======== Collected material

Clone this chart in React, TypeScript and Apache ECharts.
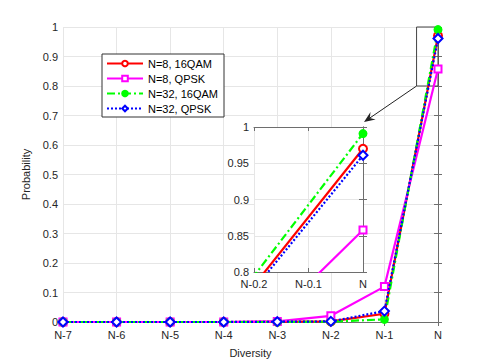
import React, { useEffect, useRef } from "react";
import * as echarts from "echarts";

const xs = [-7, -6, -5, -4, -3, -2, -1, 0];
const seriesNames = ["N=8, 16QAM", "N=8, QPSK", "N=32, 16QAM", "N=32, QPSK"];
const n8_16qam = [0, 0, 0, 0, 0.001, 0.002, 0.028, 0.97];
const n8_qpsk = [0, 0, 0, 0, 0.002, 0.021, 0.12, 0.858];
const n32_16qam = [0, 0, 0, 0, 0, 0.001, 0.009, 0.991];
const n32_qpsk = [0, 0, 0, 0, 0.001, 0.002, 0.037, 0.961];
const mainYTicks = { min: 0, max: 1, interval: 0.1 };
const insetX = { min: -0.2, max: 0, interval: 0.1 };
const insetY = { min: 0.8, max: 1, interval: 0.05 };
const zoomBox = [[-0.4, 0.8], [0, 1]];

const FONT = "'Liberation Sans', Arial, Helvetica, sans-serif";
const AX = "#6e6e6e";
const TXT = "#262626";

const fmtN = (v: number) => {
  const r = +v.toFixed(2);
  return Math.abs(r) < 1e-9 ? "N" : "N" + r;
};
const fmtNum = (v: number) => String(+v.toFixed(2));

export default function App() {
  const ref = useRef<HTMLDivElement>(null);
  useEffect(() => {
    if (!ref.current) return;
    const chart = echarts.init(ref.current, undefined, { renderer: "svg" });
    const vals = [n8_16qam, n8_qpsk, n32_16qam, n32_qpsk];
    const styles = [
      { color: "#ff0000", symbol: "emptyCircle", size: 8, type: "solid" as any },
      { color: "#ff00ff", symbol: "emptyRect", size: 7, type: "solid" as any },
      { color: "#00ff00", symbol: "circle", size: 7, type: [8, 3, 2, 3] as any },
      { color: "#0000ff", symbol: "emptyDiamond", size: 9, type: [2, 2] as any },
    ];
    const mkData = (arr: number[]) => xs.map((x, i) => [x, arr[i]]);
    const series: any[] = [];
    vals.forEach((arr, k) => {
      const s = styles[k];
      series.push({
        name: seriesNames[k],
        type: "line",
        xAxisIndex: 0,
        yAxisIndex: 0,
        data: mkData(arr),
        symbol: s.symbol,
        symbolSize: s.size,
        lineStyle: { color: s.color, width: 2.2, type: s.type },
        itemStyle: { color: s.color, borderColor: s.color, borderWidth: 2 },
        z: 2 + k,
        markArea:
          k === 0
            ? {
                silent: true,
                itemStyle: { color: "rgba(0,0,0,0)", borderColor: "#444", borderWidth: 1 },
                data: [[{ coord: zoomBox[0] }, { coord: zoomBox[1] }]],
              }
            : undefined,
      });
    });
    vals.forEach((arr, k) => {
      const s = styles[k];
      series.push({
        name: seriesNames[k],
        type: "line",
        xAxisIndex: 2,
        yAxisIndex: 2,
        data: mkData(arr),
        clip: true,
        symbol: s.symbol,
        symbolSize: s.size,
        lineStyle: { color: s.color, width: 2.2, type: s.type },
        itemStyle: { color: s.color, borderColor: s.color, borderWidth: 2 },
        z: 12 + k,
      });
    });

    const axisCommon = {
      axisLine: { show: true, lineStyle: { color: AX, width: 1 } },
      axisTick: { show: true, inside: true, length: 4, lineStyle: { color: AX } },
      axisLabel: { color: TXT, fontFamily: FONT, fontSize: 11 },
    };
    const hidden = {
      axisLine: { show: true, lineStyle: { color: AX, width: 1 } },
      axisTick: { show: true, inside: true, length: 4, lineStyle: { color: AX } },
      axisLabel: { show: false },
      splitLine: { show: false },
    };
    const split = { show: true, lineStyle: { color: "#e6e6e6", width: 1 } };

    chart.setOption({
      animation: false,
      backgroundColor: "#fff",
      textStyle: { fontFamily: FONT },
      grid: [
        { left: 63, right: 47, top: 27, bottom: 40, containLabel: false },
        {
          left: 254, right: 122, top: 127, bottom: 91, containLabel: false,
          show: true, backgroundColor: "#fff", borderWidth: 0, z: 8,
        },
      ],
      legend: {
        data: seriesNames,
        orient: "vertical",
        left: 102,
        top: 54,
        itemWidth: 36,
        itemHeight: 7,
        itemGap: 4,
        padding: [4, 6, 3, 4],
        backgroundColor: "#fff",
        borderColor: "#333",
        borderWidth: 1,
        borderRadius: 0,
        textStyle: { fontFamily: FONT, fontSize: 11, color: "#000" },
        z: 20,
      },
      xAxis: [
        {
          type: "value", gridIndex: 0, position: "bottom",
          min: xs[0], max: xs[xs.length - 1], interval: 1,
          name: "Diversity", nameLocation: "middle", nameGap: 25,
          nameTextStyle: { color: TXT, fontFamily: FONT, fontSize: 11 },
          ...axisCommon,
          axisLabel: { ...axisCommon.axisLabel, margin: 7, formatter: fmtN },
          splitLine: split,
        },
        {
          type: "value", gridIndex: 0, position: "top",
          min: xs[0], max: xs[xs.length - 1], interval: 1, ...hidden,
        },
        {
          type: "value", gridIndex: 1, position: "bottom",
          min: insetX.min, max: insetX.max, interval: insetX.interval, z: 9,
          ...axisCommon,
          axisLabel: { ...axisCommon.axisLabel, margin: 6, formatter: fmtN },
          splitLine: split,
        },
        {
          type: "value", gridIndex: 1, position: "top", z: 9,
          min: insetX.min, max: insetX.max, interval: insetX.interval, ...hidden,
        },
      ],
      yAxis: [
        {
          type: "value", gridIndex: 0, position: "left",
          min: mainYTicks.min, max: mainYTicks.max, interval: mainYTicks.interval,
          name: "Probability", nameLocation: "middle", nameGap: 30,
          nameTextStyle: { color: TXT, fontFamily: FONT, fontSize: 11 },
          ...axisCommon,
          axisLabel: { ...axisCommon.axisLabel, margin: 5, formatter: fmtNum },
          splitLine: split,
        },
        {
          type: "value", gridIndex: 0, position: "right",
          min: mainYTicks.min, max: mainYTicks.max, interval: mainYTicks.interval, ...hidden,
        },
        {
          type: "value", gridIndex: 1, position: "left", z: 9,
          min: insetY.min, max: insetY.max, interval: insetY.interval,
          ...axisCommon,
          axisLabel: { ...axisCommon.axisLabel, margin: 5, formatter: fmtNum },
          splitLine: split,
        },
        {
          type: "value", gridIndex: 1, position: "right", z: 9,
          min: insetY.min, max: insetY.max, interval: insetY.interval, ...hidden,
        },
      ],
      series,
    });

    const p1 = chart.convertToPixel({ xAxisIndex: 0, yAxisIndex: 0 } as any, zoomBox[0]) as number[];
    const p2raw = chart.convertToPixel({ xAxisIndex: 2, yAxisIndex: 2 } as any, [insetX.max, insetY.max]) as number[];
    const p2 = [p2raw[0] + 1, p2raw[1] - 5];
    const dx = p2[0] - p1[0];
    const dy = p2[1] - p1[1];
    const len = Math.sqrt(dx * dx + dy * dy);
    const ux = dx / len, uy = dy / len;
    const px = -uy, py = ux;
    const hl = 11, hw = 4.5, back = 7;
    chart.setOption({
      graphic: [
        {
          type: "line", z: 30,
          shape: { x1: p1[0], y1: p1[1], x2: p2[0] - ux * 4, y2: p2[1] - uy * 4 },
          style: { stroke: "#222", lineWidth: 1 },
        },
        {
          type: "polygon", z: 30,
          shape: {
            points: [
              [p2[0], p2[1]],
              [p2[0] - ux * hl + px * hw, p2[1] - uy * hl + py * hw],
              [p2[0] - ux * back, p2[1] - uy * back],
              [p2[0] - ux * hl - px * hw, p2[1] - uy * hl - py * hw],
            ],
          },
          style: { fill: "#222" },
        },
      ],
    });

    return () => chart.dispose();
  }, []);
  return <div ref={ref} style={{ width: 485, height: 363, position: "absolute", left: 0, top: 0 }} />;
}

================

■ **Requirement**: Quote the material in full and exactly; do not carry over its pictures.

■ **Task solution**:
Clone this chart in React, TypeScript and Apache ECharts.
import React, { useEffect, useRef } from "react";
import * as echarts from "echarts";

const xs = [-7, -6, -5, -4, -3, -2, -1, 0];
const seriesNames = ["N=8, 16QAM", "N=8, QPSK", "N=32, 16QAM", "N=32, QPSK"];
const n8_16qam = [0, 0, 0, 0, 0.001, 0.002, 0.028, 0.97];
const n8_qpsk = [0, 0, 0, 0, 0.002, 0.021, 0.12, 0.858];
const n32_16qam = [0, 0, 0, 0, 0, 0.001, 0.009, 0.991];
const n32_qpsk = [0, 0, 0, 0, 0.001, 0.002, 0.037, 0.961];
const mainYTicks = { min: 0, max: 1, interval: 0.1 };
const insetX = { min: -0.2, max: 0, interval: 0.1 };
const insetY = { min: 0.8, max: 1, interval: 0.05 };
const zoomBox = [[-0.4, 0.8], [0, 1]];

const FONT = "'Liberation Sans', Arial, Helvetica, sans-serif";
const AX = "#6e6e6e";
const TXT = "#262626";

const fmtN = (v: number) => {
  const r = +v.toFixed(2);
  return Math.abs(r) < 1e-9 ? "N" : "N" + r;
};
const fmtNum = (v: number) => String(+v.toFixed(2));

export default function App() {
  const ref = useRef<HTMLDivElement>(null);
  useEffect(() => {
    if (!ref.current) return;
    const chart = echarts.init(ref.current, undefined, { renderer: "svg" });
    const vals = [n8_16qam, n8_qpsk, n32_16qam, n32_qpsk];
    const styles = [
      { color: "#ff0000", symbol: "emptyCircle", size: 8, type: "solid" as any },
      { color: "#ff00ff", symbol: "emptyRect", size: 7, type: "solid" as any },
      { color: "#00ff00", symbol: "circle", size: 7, type: [8, 3, 2, 3] as any },
      { color: "#0000ff", symbol: "emptyDiamond", size: 9, type: [2, 2] as any },
    ];
    const mkData = (arr: number[]) => xs.map((x, i) => [x, arr[i]]);
    const series: any[] = [];
    vals.forEach((arr, k) => {
      const s = styles[k];
      series.push({
        name: seriesNames[k],
        type: "line",
        xAxisIndex: 0,
        yAxisIndex: 0,
        data: mkData(arr),
        symbol: s.symbol,
        symbolSize: s.size,
        lineStyle: { color: s.color, width: 2.2, type: s.type },
        itemStyle: { color: s.color, borderColor: s.color, borderWidth: 2 },
        z: 2 + k,
        markArea:
          k === 0
            ? {
                silent: true,
                itemStyle: { color: "rgba(0,0,0,0)", borderColor: "#444", borderWidth: 1 },
                data: [[{ coord: zoomBox[0] }, { coord: zoomBox[1] }]],
              }
            : undefined,
      });
    });
    vals.forEach((arr, k) => {
      const s = styles[k];
      series.push({
        name: seriesNames[k],
        type: "line",
        xAxisIndex: 2,
        yAxisIndex: 2,
        data: mkData(arr),
        clip: true,
        symbol: s.symbol,
        symbolSize: s.size,
        lineStyle: { color: s.color, width: 2.2, type: s.type },
        itemStyle: { color: s.color, borderColor: s.color, borderWidth: 2 },
        z: 12 + k,
      });
    });

    const axisCommon = {
      axisLine: { show: true, lineStyle: { color: AX, width: 1 } },
      axisTick: { show: true, inside: true, length: 4, lineStyle: { color: AX } },
      axisLabel: { color: TXT, fontFamily: FONT, fontSize: 11 },
    };
    const hidden = {
      axisLine: { show: true, lineStyle: { color: AX, width: 1 } },
      axisTick: { show: true, inside: true, length: 4, lineStyle: { color: AX } },
      axisLabel: { show: false },
      splitLine: { show: false },
    };
    const split = { show: true, lineStyle: { color: "#e6e6e6", width: 1 } };

    chart.setOption({
      animation: false,
      backgroundColor: "#fff",
      textStyle: { fontFamily: FONT },
      grid: [
        { left: 63, right: 47, top: 27, bottom: 40, containLabel: false },
        {
          left: 254, right: 122, top: 127, bottom: 91, containLabel: false,
          show: true, backgroundColor: "#fff", borderWidth: 0, z: 8,
        },
      ],
      legend: {
        data: seriesNames,
        orient: "vertical",
        left: 102,
        top: 54,
        itemWidth: 36,
        itemHeight: 7,
        itemGap: 4,
        padding: [4, 6, 3, 4],
        backgroundColor: "#fff",
        borderColor: "#333",
        borderWidth: 1,
        borderRadius: 0,
        textStyle: { fontFamily: FONT, fontSize: 11, color: "#000" },
        z: 20,
      },
      xAxis: [
        {
          type: "value", gridIndex: 0, position: "bottom",
          min: xs[0], max: xs[xs.length - 1], interval: 1,
          name: "Diversity", nameLocation: "middle", nameGap: 25,
          nameTextStyle: { color: TXT, fontFamily: FONT, fontSize: 11 },
          ...axisCommon,
          axisLabel: { ...axisCommon.axisLabel, margin: 7, formatter: fmtN },
          splitLine: split,
        },
        {
          type: "value", gridIndex: 0, position: "top",
          min: xs[0], max: xs[xs.length - 1], interval: 1, ...hidden,
        },
        {
          type: "value", gridIndex: 1, position: "bottom",
          min: insetX.min, max: insetX.max, interval: insetX.interval, z: 9,
          ...axisCommon,
          axisLabel: { ...axisCommon.axisLabel, margin: 6, formatter: fmtN },
          splitLine: split,
        },
        {
          type: "value", gridIndex: 1, position: "top", z: 9,
          min: insetX.min, max: insetX.max, interval: insetX.interval, ...hidden,
        },
      ],
      yAxis: [
        {
          type: "value", gridIndex: 0, position: "left",
          min: mainYTicks.min, max: mainYTicks.max, interval: mainYTicks.interval,
          name: "Probability", nameLocation: "middle", nameGap: 30,
          nameTextStyle: { color: TXT, fontFamily: FONT, fontSize: 11 },
          ...axisCommon,
          axisLabel: { ...axisCommon.axisLabel, margin: 5, formatter: fmtNum },
          splitLine: split,
        },
        {
          type: "value", gridIndex: 0, position: "right",
          min: mainYTicks.min, max: mainYTicks.max, interval: mainYTicks.interval, ...hidden,
        },
        {
          type: "value", gridIndex: 1, position: "left", z: 9,
          min: insetY.min, max: insetY.max, interval: insetY.interval,
          ...axisCommon,
          axisLabel: { ...axisCommon.axisLabel, margin: 5, formatter: fmtNum },
          splitLine: split,
        },
        {
          type: "value", gridIndex: 1, position: "right", z: 9,
          min: insetY.min, max: insetY.max, interval: insetY.interval, ...hidden,
        },
      ],
      series,
    });

    const p1 = chart.convertToPixel({ xAxisIndex: 0, yAxisIndex: 0 } as any, zoomBox[0]) as number[];
    const p2raw = chart.convertToPixel({ xAxisIndex: 2, yAxisIndex: 2 } as any, [insetX.max, insetY.max]) as number[];
    const p2 = [p2raw[0] + 1, p2raw[1] - 5];
    const dx = p2[0] - p1[0];
    const dy = p2[1] - p1[1];
    const len = Math.sqrt(dx * dx + dy * dy);
    const ux = dx / len, uy = dy / len;
    const px = -uy, py = ux;
    const hl = 11, hw = 4.5, back = 7;
    chart.setOption({
      graphic: [
        {
          type: "line", z: 30,
          shape: { x1: p1[0], y1: p1[1], x2: p2[0] - ux * 4, y2: p2[1] - uy * 4 },
          style: { stroke: "#222", lineWidth: 1 },
        },
        {
          type: "polygon", z: 30,
          shape: {
            points: [
              [p2[0], p2[1]],
              [p2[0] - ux * hl + px * hw, p2[1] - uy * hl + py * hw],
              [p2[0] - ux * back, p2[1] - uy * back],
              [p2[0] - ux * hl - px * hw, p2[1] - uy * hl - py * hw],
            ],
          },
          style: { fill: "#222" },
        },
      ],
    });

    return () => chart.dispose();
  }, []);
  return <div ref={ref} style={{ width: 485, height: 363, position: "absolute", left: 0, top: 0 }} />;
}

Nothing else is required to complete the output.